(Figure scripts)
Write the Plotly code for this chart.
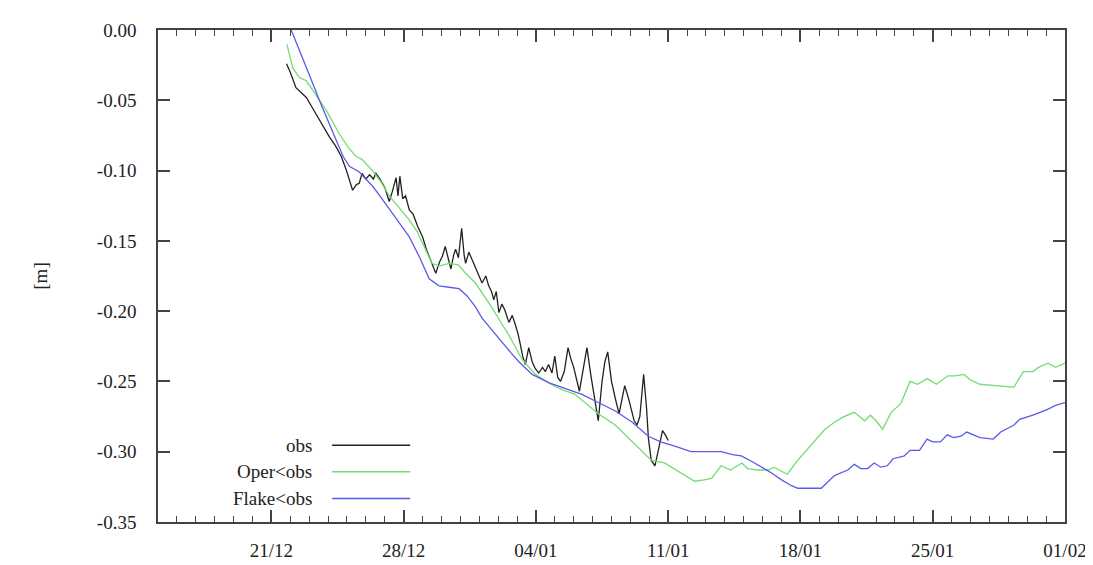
import pandas as pd
import plotly.graph_objects as go

BASE = "2010-12-15"

# days since 15/12 and water level [m]
obs_day = [6.8, 7.0, 7.3, 7.6, 7.85, 8.2, 8.55, 8.8, 9.07, 9.42, 9.7, 9.95, 10.15, 10.3, 10.5, 10.65,
           10.8, 11.0, 11.2, 11.4, 11.53, 11.75, 12.0, 12.24, 12.4, 12.6, 12.7, 12.8, 12.95, 13.1, 13.3,
           13.5, 13.75, 14.0, 14.2, 14.35, 14.55, 14.7, 14.9, 15.05, 15.2, 15.35, 15.5, 15.65, 15.75,
           15.9, 16.07, 16.2, 16.28, 16.45, 16.55, 16.7, 16.9, 17.15, 17.35, 17.5, 17.65, 17.77, 17.9,
           18.04, 18.2, 18.35, 18.57, 18.75, 18.92, 19.05, 19.18, 19.3, 19.44, 19.62, 19.8, 19.97, 20.15,
           20.35, 20.5, 20.67, 20.85, 21.0, 21.15, 21.3, 21.5, 21.7, 21.85, 22.0, 22.3, 22.5, 22.7, 22.9,
           23.1, 23.3, 23.5, 23.65, 23.8, 24.0, 24.2, 24.4, 24.55, 24.7, 24.9, 25.05, 25.2, 25.35, 25.5,
           25.7, 25.85, 25.95, 26.1, 26.3, 26.45, 26.7, 26.85, 27.0]
obs_val = [-0.024, -0.030, -0.041, -0.045, -0.048, -0.056, -0.064, -0.070, -0.076, -0.083, -0.090, -0.099,
           -0.108, -0.114, -0.110, -0.109, -0.102, -0.106, -0.103, -0.106, -0.102, -0.106, -0.112, -0.122,
           -0.115, -0.105, -0.118, -0.104, -0.120, -0.118, -0.128, -0.131, -0.140, -0.147, -0.156, -0.161,
           -0.168, -0.173, -0.165, -0.161, -0.154, -0.163, -0.170, -0.160, -0.156, -0.162, -0.141, -0.160,
           -0.166, -0.158, -0.161, -0.166, -0.172, -0.180, -0.175, -0.182, -0.186, -0.192, -0.186, -0.201,
           -0.195, -0.199, -0.208, -0.203, -0.210, -0.216, -0.224, -0.232, -0.238, -0.226, -0.236, -0.241,
           -0.244, -0.240, -0.243, -0.238, -0.244, -0.232, -0.247, -0.250, -0.243, -0.226, -0.234, -0.240,
           -0.257, -0.240, -0.226, -0.245, -0.262, -0.278, -0.250, -0.236, -0.229, -0.250, -0.262, -0.273,
           -0.263, -0.253, -0.262, -0.270, -0.278, -0.281, -0.275, -0.245, -0.268, -0.290, -0.306, -0.310,
           -0.300, -0.285, -0.288, -0.292]

oper_day = [6.82, 7.13, 7.49, 7.84, 8.3, 8.9, 9.6, 10.1, 10.48, 10.8, 11.35, 11.8, 12.24, 12.8, 13.29, 13.7,
            14.0, 14.5, 14.87, 15.4, 15.9, 16.28, 16.8, 17.3, 17.7, 18.1, 18.57, 19.25, 19.97, 20.8, 21.4,
            22.05, 22.7, 23.3, 24.2, 24.9, 25.6, 26.1, 26.8, 27.4, 28.06, 28.4, 28.9, 29.3, 29.8, 30.3, 30.9,
            31.2, 31.7, 32.3, 32.6, 33.3, 33.86, 34.4, 34.9, 35.3, 35.8, 36.3, 36.85, 37.4, 37.7, 38.0, 38.35,
            38.8, 39.3, 39.8, 40.2, 40.7, 41.2, 41.8, 42.2, 42.65, 43.0, 43.5, 44.3, 45.3, 45.8, 46.3, 46.6,
            47.1, 47.5, 48.0]
oper_val = [-0.010, -0.027, -0.034, -0.036, -0.045, -0.057, -0.074, -0.084, -0.090, -0.092, -0.100, -0.108,
            -0.118, -0.127, -0.135, -0.143, -0.152, -0.166, -0.168, -0.166, -0.167, -0.173, -0.180, -0.190,
            -0.198, -0.207, -0.217, -0.234, -0.245, -0.252, -0.256, -0.259, -0.266, -0.273, -0.281, -0.290,
            -0.299, -0.306, -0.308, -0.313, -0.318, -0.321, -0.320, -0.319, -0.310, -0.313, -0.308, -0.312,
            -0.313, -0.313, -0.311, -0.316, -0.306, -0.298, -0.290, -0.284, -0.279, -0.275, -0.272, -0.278,
            -0.274, -0.278, -0.284, -0.272, -0.266, -0.250, -0.252, -0.248, -0.252, -0.246, -0.246, -0.245,
            -0.249, -0.252, -0.253, -0.254, -0.243, -0.243, -0.240, -0.237, -0.240, -0.237]

flake_day = [7.05, 7.67, 8.1, 8.54, 9.0, 9.42, 9.8, 10.13, 10.65, 11.0, 11.35, 11.8, 12.24, 12.76, 13.29,
             13.82, 14.35, 14.87, 15.4, 15.93, 16.35, 16.8, 17.15, 17.7, 18.2, 18.7, 19.1, 19.8, 20.7, 21.55,
             22.4, 23.3, 24.2, 25.1, 25.95, 26.6, 27.35, 28.2, 29.1, 29.8, 30.4, 30.87, 31.57, 32.45, 33.0,
             33.5, 33.86, 34.5, 35.1, 35.8, 36.2, 36.5, 36.85, 37.2, 37.55, 37.9, 38.25, 38.6, 38.9, 39.2,
             39.5, 39.8, 40.3, 40.7, 41.0, 41.4, 41.77, 42.1, 42.5, 42.8, 43.5, 44.2, 44.6, 45.3, 45.6, 46.3,
             47.05, 47.5, 48.0]
flake_val = [0.000, -0.020, -0.035, -0.050, -0.064, -0.078, -0.090, -0.097, -0.101, -0.106, -0.111, -0.119,
             -0.127, -0.137, -0.147, -0.161, -0.177, -0.182, -0.183, -0.184, -0.189, -0.197, -0.205, -0.214,
             -0.222, -0.230, -0.236, -0.245, -0.251, -0.255, -0.259, -0.265, -0.271, -0.279, -0.289, -0.293,
             -0.296, -0.300, -0.300, -0.300, -0.302, -0.303, -0.308, -0.315, -0.320, -0.324, -0.326, -0.326,
             -0.326, -0.317, -0.315, -0.313, -0.309, -0.312, -0.312, -0.308, -0.311, -0.310, -0.305, -0.304,
             -0.303, -0.299, -0.299, -0.291, -0.293, -0.293, -0.288, -0.290, -0.289, -0.286, -0.290, -0.291,
             -0.286, -0.281, -0.277, -0.274, -0.270, -0.267, -0.265]

series_names = ["obs", "Oper<obs", "Flake<obs"]
series_colors = ["#222222", "#72dd72", "#5a5aea"]

y_tickvals = [0.0, -0.05, -0.10, -0.15, -0.20, -0.25, -0.30, -0.35]
y_ticktext = ["0.00", "-0.05", "-0.10", "-0.15", "-0.20", "-0.25", "-0.30", "-0.35"]


def to_dates(days):
    return pd.Timestamp(BASE) + pd.to_timedelta(days, unit="D")


FONT = "Liberation Serif, Times New Roman, DejaVu Serif, serif"
FS = 19
fig = go.Figure()
for (d, v), name, col in zip([(obs_day, obs_val), (oper_day, oper_val), (flake_day, flake_val)],
                             series_names, series_colors):
    fig.add_trace(go.Scatter(x=to_dates(d), y=v, mode="lines", name=name,
                             line=dict(color=col, width=1.3), showlegend=False))

# gnuplot-style key: right-aligned text followed by a line sample
key_y = [0.156, 0.102, 0.048]
for name, col, ky in zip(series_names, series_colors, key_y):
    fig.add_annotation(x=0.172, y=ky, xref="paper", yref="paper", text=name, showarrow=False,
                       xanchor="right", yanchor="middle", font=dict(family=FONT, size=FS, color="#222"))
    fig.add_shape(type="line", xref="paper", yref="paper", x0=0.192, x1=0.278, y0=ky, y1=ky,
                  line=dict(color=col, width=1.5))

axis_common = dict(showline=True, linecolor="#444", linewidth=1.5, mirror="allticks", ticks="inside",
                   tickcolor="#444", tickwidth=1.5, showgrid=False, zeroline=False,
                   tickfont=dict(family=FONT, size=FS, color="#222"))

fig.update_xaxes(range=[to_dates(0), to_dates(48)], tick0="2010-12-21", dtick=7 * 86400000,
                 tickformat="%d/%m", ticklen=12, ticklabelstandoff=10,
                 minor=dict(dtick=86400000, tick0="2010-12-21", ticks="inside", ticklen=6,
                            tickcolor="#444", tickwidth=1.2),
                 **axis_common)
fig.update_yaxes(range=[-0.35, 0.0], tickvals=y_tickvals, ticktext=y_ticktext, ticklen=12,
                 ticklabelstandoff=16,
                 title=dict(text="[m]", font=dict(family=FONT, size=FS, color="#222"), standoff=44),
                 **axis_common)

fig.update_layout(width=1093, height=565, plot_bgcolor="white", paper_bgcolor="white",
                  margin=dict(l=150, r=36, t=20, b=45), font=dict(family=FONT))
fig.write_html("out.html")
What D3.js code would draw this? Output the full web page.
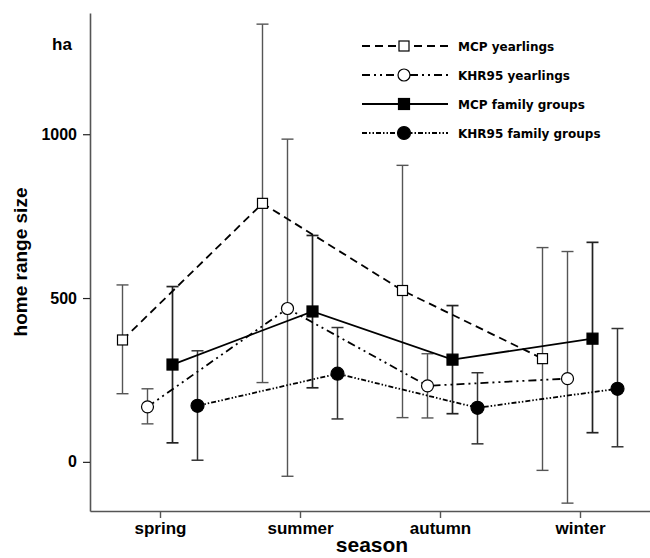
<!DOCTYPE html>
<html>
<head>
<meta charset="utf-8">
<script src="https://cdn.jsdelivr.net/npm/d3@7"></script>
<style>
body{margin:0;background:#fff;}
svg{display:block;}
</style>
</head>
<body>
<svg id="chart" width="650" height="558"></svg>
<script>
const seasons = ["spring","summer","autumn","winter"];
const seriesNames = ["MCP yearlings","KHR95 yearlings","MCP family groups","KHR95 family groups"];
const yTicks = [0, 500, 1000];

const mcpYearMean = [372, 789, 523, 315];
const mcpYearLow  = [208, 242, 135, -26];
const mcpYearHigh = [540, 1336, 905, 654];

const khrYearMean = [168, 468, 232, 254];
const khrYearLow  = [116, -44, 134, -126];
const khrYearHigh = [223, 985, 330, 642];

const mcpFamMean = [297, 459, 312, 376];
const mcpFamLow  = [58, 226, 147, 89];
const mcpFamHigh = [535, 691, 477, 670];

const khrFamMean = [171, 269, 165, 223];
const khrFamLow  = [5, 131, 55, 46];
const khrFamHigh = [339, 410, 272, 407];

const seriesData = [
  {name: seriesNames[0], mean: mcpYearMean, low: mcpYearLow, high: mcpYearHigh, marker: "square", filled: false, dash: "8,5", bar: "#555", barW: 1.4},
  {name: seriesNames[1], mean: khrYearMean, low: khrYearLow, high: khrYearHigh, marker: "circle", filled: false, dash: "8,4,2,4,2,4", bar: "#555", barW: 1.4},
  {name: seriesNames[2], mean: mcpFamMean, low: mcpFamLow, high: mcpFamHigh, marker: "square", filled: true, dash: null, bar: "#222", barW: 1.7},
  {name: seriesNames[3], mean: khrFamMean, low: khrFamLow, high: khrFamHigh, marker: "circle", filled: true, dash: "5,2,1.5,2,1.5,2", bar: "#333", barW: 1.5}
];

const svg = d3.select("#chart");
const x = d3.scalePoint().domain(seasons).range([90, 650]).padding(0.5);
const off = d3.scalePoint().domain(seriesNames).range([-37.5, 37.5]);
const y = d3.scaleLinear().domain([-150, 1370]).range([511, 13]);

const axisColor = "#555";

// Y axis
const yAxis = svg.append("g").attr("transform", "translate(90,0)")
  .call(d3.axisLeft(y).tickValues(yTicks).tickFormat(d3.format("d")).tickSize(7).tickPadding(6).tickSizeOuter(0));
yAxis.select(".domain").attr("stroke", axisColor).attr("stroke-width", 1.6);
yAxis.selectAll(".tick line").attr("stroke", "#222").attr("stroke-width", 1.2);
yAxis.selectAll(".tick text").attr("font-family", "Liberation Sans, Arial, sans-serif")
  .attr("font-weight", "bold").attr("font-size", 16).attr("fill", "#000");

// X axis
const xAxis = svg.append("g").attr("transform", "translate(0,511)")
  .call(d3.axisBottom(x).tickSize(7).tickPadding(4).tickSizeOuter(0));
xAxis.select(".domain").attr("stroke", axisColor).attr("stroke-width", 1.6);
xAxis.selectAll(".tick line").attr("stroke", axisColor).attr("stroke-width", 1.4);
xAxis.selectAll(".tick text").attr("font-family", "Liberation Sans, Arial, sans-serif")
  .attr("font-weight", "bold").attr("font-size", 17).attr("fill", "#000");

// Axis titles
svg.append("text").attr("x", 372).attr("y", 552).attr("text-anchor", "middle")
  .attr("font-family", "Liberation Sans, Arial, sans-serif").attr("font-weight", "bold")
  .attr("font-size", 21).text("season");
svg.append("text").attr("transform", "translate(27,262) rotate(-90)").attr("text-anchor", "middle")
  .attr("font-family", "Liberation Sans, Arial, sans-serif").attr("font-weight", "bold")
  .attr("font-size", 19).text("home range size");
svg.append("text").attr("x", 52).attr("y", 50)
  .attr("font-family", "Liberation Sans, Arial, sans-serif").attr("font-weight", "bold")
  .attr("font-size", 17).text("ha");

const px = (s, i) => x(seasons[i]) + off(s.name);

// Error bars
seriesData.forEach(s => {
  const g = svg.append("g");
  seasons.forEach((season, i) => {
    const cx = px(s, i);
    g.append("line").attr("x1", cx).attr("x2", cx).attr("y1", y(s.low[i])).attr("y2", y(s.high[i]))
      .attr("stroke", s.bar).attr("stroke-width", s.barW);
    [s.low[i], s.high[i]].forEach(v => {
      g.append("line").attr("x1", cx - 6).attr("x2", cx + 6).attr("y1", y(v)).attr("y2", y(v))
        .attr("stroke", s.bar).attr("stroke-width", s.barW);
    });
  });
});

// Lines
const lineGen = d3.line();
seriesData.forEach(s => {
  const pts = seasons.map((season, i) => [px(s, i), y(s.mean[i])]);
  const p = svg.append("path").attr("d", lineGen(pts)).attr("fill", "none")
    .attr("stroke", "#000").attr("stroke-width", 1.8);
  if (s.dash) p.attr("stroke-dasharray", s.dash);
});

function drawMarker(g, s, cx, cy) {
  if (s.marker === "square") {
    const sz = s.filled ? 11 : 10;
    g.append("rect").attr("x", cx - sz/2).attr("y", cy - sz/2).attr("width", sz).attr("height", sz)
      .attr("fill", s.filled ? "#000" : "#fff").attr("stroke", "#000").attr("stroke-width", 1.2);
  } else {
    g.append("circle").attr("cx", cx).attr("cy", cy).attr("r", s.filled ? 6.5 : 6)
      .attr("fill", s.filled ? "#000" : "#fff").attr("stroke", "#000").attr("stroke-width", 1.2);
  }
}

// Markers
seriesData.forEach(s => {
  const g = svg.append("g");
  seasons.forEach((season, i) => drawMarker(g, s, px(s, i), y(s.mean[i])));
});

// Legend
const legendY = [46, 75, 104, 133];
seriesData.forEach((s, k) => {
  const g = svg.append("g");
  const ly = legendY[k];
  const l = g.append("line").attr("x1", 362).attr("x2", 448).attr("y1", ly).attr("y2", ly)
    .attr("stroke", "#000").attr("stroke-width", 1.8);
  if (s.dash) l.attr("stroke-dasharray", s.dash);
  drawMarker(g, s, 404, ly);
  g.append("text").attr("x", 458).attr("y", ly + 4.5)
    .attr("font-family", "DejaVu Sans, Verdana, sans-serif").attr("font-weight", "bold")
    .attr("font-size", 12).text(s.name);
});
</script>
</body>
</html>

# To do
Of the lines above, how many hold the string "this"? Answer with only the number.

# Finished answer
2